> **Goal**
Using the listing below, give again exactly the lines from the line with "Rebuild this chart" to the line with "XAxis, YAxis, CartesianGrid", inclusive, without the pictures.

> **Extracted material**
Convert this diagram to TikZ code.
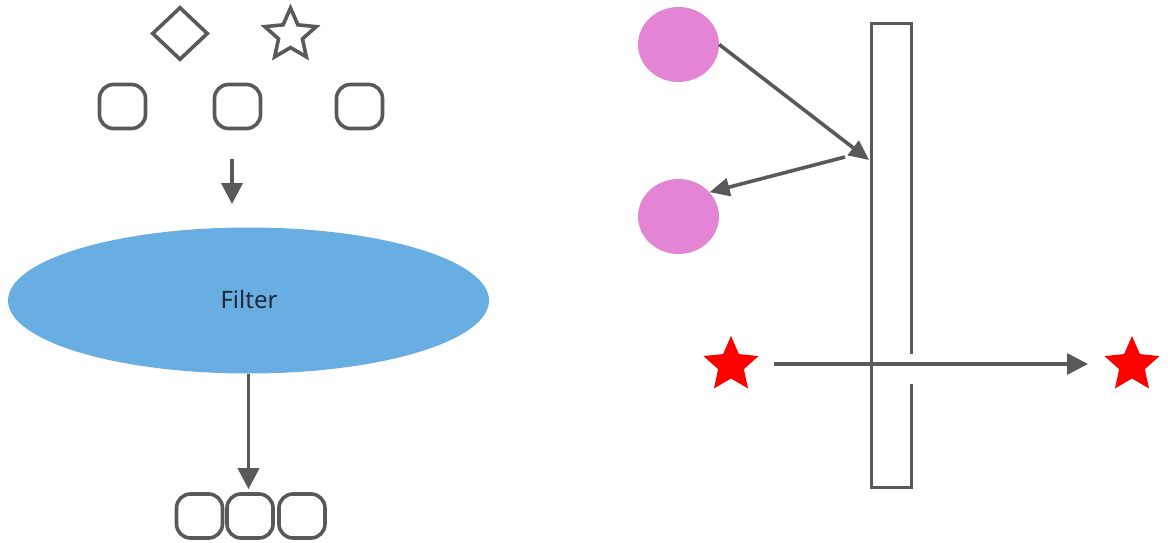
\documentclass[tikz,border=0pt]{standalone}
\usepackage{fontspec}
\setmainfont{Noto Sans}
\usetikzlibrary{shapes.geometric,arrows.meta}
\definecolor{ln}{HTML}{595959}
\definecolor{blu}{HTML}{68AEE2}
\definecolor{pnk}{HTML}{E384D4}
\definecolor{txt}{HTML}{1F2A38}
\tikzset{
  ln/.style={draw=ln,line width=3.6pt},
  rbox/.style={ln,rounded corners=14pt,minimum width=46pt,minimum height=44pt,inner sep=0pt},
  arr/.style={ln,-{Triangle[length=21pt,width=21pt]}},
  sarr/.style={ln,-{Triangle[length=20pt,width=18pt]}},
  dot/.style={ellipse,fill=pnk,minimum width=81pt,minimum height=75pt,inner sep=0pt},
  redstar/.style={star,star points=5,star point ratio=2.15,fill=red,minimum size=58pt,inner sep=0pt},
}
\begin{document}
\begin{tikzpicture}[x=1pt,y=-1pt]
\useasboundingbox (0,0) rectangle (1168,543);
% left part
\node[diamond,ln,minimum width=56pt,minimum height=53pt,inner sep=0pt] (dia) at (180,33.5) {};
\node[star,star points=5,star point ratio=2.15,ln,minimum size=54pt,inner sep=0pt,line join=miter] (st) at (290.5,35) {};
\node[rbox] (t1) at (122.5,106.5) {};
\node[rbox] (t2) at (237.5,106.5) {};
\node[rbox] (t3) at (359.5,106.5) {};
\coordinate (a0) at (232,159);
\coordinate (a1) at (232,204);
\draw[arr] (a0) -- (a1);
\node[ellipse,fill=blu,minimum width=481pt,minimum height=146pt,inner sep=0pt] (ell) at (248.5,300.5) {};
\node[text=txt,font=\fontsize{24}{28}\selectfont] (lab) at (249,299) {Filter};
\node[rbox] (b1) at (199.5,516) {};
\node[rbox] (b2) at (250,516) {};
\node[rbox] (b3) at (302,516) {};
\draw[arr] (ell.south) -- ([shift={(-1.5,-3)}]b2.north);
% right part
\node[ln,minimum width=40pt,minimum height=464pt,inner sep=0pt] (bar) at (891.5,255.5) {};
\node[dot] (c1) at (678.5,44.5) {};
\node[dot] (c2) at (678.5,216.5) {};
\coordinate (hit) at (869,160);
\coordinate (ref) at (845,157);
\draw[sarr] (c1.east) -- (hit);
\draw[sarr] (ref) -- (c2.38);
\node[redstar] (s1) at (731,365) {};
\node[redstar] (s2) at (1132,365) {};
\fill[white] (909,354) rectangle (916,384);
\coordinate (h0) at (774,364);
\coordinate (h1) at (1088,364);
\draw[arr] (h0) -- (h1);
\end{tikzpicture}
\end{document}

...

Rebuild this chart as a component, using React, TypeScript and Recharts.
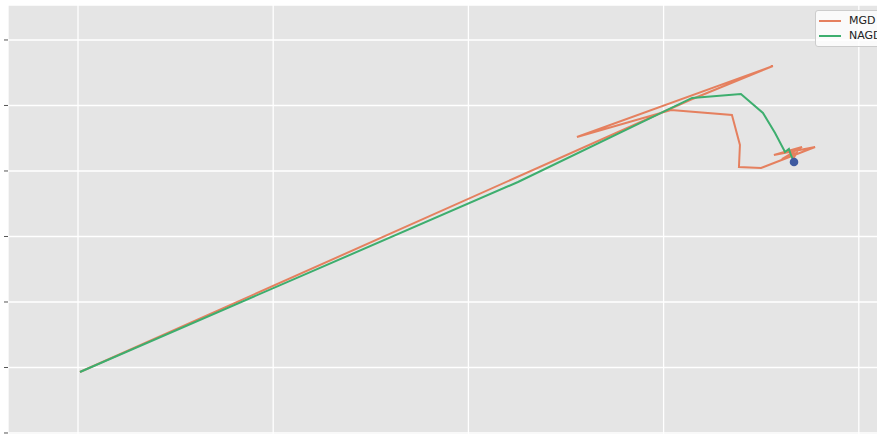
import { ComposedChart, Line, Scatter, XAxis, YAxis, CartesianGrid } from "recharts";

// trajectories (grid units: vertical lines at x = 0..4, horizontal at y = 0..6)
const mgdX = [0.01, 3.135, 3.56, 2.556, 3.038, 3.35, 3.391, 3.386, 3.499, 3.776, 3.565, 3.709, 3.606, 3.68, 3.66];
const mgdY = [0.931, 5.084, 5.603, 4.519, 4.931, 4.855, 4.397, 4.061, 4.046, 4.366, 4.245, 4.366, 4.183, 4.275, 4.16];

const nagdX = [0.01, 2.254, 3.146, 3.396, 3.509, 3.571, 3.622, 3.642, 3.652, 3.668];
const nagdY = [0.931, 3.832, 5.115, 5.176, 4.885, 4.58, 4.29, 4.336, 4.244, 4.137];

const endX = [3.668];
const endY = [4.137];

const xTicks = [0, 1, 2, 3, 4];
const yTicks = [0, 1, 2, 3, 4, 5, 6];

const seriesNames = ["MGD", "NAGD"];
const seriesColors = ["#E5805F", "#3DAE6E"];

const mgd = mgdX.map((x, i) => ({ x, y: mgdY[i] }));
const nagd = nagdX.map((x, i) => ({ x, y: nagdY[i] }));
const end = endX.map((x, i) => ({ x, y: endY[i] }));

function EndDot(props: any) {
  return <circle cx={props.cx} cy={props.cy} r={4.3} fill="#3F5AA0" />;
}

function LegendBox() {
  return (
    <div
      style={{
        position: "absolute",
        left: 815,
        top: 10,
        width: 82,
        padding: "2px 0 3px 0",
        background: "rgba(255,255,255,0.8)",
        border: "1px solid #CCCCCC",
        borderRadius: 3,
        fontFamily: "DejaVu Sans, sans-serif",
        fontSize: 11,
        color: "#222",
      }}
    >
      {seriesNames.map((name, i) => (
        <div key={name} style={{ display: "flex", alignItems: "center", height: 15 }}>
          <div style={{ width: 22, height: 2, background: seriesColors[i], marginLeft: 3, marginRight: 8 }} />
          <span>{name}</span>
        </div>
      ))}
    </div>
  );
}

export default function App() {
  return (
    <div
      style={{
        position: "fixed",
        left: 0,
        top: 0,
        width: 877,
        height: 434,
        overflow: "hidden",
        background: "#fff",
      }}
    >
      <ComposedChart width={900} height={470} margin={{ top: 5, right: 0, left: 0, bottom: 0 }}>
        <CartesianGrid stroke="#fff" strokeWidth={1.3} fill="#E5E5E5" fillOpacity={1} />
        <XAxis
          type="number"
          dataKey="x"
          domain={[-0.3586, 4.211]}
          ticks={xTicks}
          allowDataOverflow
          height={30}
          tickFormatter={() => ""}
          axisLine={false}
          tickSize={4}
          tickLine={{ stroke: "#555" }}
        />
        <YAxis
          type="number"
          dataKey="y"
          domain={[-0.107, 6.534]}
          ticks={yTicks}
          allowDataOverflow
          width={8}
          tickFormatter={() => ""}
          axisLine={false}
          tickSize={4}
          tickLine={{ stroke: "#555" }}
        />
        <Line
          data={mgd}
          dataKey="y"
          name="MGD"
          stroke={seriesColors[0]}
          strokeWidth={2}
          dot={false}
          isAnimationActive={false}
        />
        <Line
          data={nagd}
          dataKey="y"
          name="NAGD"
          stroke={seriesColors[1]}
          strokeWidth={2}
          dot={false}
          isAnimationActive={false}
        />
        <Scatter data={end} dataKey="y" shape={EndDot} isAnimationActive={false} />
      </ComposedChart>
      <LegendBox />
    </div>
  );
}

> **Task output**
Rebuild this chart as a component, using React, TypeScript and Recharts.
import { ComposedChart, Line, Scatter, XAxis, YAxis, CartesianGrid } from "recharts";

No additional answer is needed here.